● Source data:
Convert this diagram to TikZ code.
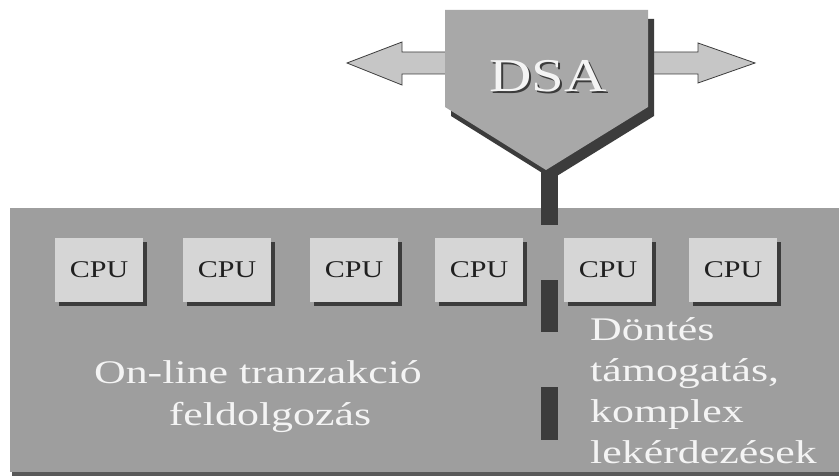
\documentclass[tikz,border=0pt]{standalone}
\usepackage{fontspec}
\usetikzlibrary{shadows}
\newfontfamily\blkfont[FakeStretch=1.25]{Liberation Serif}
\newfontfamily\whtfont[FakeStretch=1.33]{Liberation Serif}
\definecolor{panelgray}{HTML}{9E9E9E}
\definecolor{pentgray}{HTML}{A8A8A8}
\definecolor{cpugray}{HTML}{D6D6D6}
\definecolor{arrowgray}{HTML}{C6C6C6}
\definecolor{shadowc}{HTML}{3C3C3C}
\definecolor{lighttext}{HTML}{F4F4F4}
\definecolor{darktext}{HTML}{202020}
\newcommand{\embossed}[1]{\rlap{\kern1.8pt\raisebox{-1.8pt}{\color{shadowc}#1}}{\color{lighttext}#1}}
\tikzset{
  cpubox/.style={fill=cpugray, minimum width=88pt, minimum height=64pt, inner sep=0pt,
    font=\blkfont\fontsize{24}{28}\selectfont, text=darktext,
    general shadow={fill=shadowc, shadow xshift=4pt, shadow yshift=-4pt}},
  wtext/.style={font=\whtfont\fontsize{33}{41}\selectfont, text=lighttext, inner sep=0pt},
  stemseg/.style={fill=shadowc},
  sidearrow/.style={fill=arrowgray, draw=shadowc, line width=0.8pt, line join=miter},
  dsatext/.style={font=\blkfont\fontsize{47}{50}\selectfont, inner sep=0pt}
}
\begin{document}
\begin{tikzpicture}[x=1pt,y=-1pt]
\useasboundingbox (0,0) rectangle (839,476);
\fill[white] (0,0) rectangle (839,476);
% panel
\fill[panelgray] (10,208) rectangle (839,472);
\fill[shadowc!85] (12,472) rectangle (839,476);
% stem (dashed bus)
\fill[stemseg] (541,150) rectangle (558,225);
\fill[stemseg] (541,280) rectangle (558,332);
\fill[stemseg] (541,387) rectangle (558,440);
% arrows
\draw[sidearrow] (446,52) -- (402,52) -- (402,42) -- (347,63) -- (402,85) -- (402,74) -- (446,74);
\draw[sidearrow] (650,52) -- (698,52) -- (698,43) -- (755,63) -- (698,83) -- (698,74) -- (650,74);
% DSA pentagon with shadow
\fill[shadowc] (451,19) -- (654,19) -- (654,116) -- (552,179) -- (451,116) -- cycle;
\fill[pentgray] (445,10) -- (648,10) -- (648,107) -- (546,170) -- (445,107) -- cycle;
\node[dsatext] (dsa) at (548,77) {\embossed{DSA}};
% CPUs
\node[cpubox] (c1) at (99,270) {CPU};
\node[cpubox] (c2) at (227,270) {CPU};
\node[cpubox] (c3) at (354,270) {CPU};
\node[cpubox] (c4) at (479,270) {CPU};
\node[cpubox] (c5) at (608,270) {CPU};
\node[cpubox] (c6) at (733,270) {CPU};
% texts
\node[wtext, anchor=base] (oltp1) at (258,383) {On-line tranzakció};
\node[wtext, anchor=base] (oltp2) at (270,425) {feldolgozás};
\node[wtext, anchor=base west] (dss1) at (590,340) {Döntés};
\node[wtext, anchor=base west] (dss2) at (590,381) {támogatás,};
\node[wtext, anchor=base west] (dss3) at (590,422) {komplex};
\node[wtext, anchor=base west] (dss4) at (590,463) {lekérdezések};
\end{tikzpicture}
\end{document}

● What the task asks: Write out again every line above exactly as given; the pictures do not belong in the copy.

● Solution to this problem:
Convert this diagram to TikZ code.
\documentclass[tikz,border=0pt]{standalone}
\usepackage{fontspec}
\usetikzlibrary{shadows}
\newfontfamily\blkfont[FakeStretch=1.25]{Liberation Serif}
\newfontfamily\whtfont[FakeStretch=1.33]{Liberation Serif}
\definecolor{panelgray}{HTML}{9E9E9E}
\definecolor{pentgray}{HTML}{A8A8A8}
\definecolor{cpugray}{HTML}{D6D6D6}
\definecolor{arrowgray}{HTML}{C6C6C6}
\definecolor{shadowc}{HTML}{3C3C3C}
\definecolor{lighttext}{HTML}{F4F4F4}
\definecolor{darktext}{HTML}{202020}
\newcommand{\embossed}[1]{\rlap{\kern1.8pt\raisebox{-1.8pt}{\color{shadowc}#1}}{\color{lighttext}#1}}
\tikzset{
  cpubox/.style={fill=cpugray, minimum width=88pt, minimum height=64pt, inner sep=0pt,
    font=\blkfont\fontsize{24}{28}\selectfont, text=darktext,
    general shadow={fill=shadowc, shadow xshift=4pt, shadow yshift=-4pt}},
  wtext/.style={font=\whtfont\fontsize{33}{41}\selectfont, text=lighttext, inner sep=0pt},
  stemseg/.style={fill=shadowc},
  sidearrow/.style={fill=arrowgray, draw=shadowc, line width=0.8pt, line join=miter},
  dsatext/.style={font=\blkfont\fontsize{47}{50}\selectfont, inner sep=0pt}
}
\begin{document}
\begin{tikzpicture}[x=1pt,y=-1pt]
\useasboundingbox (0,0) rectangle (839,476);
\fill[white] (0,0) rectangle (839,476);
% panel
\fill[panelgray] (10,208) rectangle (839,472);
\fill[shadowc!85] (12,472) rectangle (839,476);
% stem (dashed bus)
\fill[stemseg] (541,150) rectangle (558,225);
\fill[stemseg] (541,280) rectangle (558,332);
\fill[stemseg] (541,387) rectangle (558,440);
% arrows
\draw[sidearrow] (446,52) -- (402,52) -- (402,42) -- (347,63) -- (402,85) -- (402,74) -- (446,74);
\draw[sidearrow] (650,52) -- (698,52) -- (698,43) -- (755,63) -- (698,83) -- (698,74) -- (650,74);
% DSA pentagon with shadow
\fill[shadowc] (451,19) -- (654,19) -- (654,116) -- (552,179) -- (451,116) -- cycle;
\fill[pentgray] (445,10) -- (648,10) -- (648,107) -- (546,170) -- (445,107) -- cycle;
\node[dsatext] (dsa) at (548,77) {\embossed{DSA}};
% CPUs
\node[cpubox] (c1) at (99,270) {CPU};
\node[cpubox] (c2) at (227,270) {CPU};
\node[cpubox] (c3) at (354,270) {CPU};
\node[cpubox] (c4) at (479,270) {CPU};
\node[cpubox] (c5) at (608,270) {CPU};
\node[cpubox] (c6) at (733,270) {CPU};
% texts
\node[wtext, anchor=base] (oltp1) at (258,383) {On-line tranzakció};
\node[wtext, anchor=base] (oltp2) at (270,425) {feldolgozás};
\node[wtext, anchor=base west] (dss1) at (590,340) {Döntés};
\node[wtext, anchor=base west] (dss2) at (590,381) {támogatás,};
\node[wtext, anchor=base west] (dss3) at (590,422) {komplex};
\node[wtext, anchor=base west] (dss4) at (590,463) {lekérdezések};
\end{tikzpicture}
\end{document}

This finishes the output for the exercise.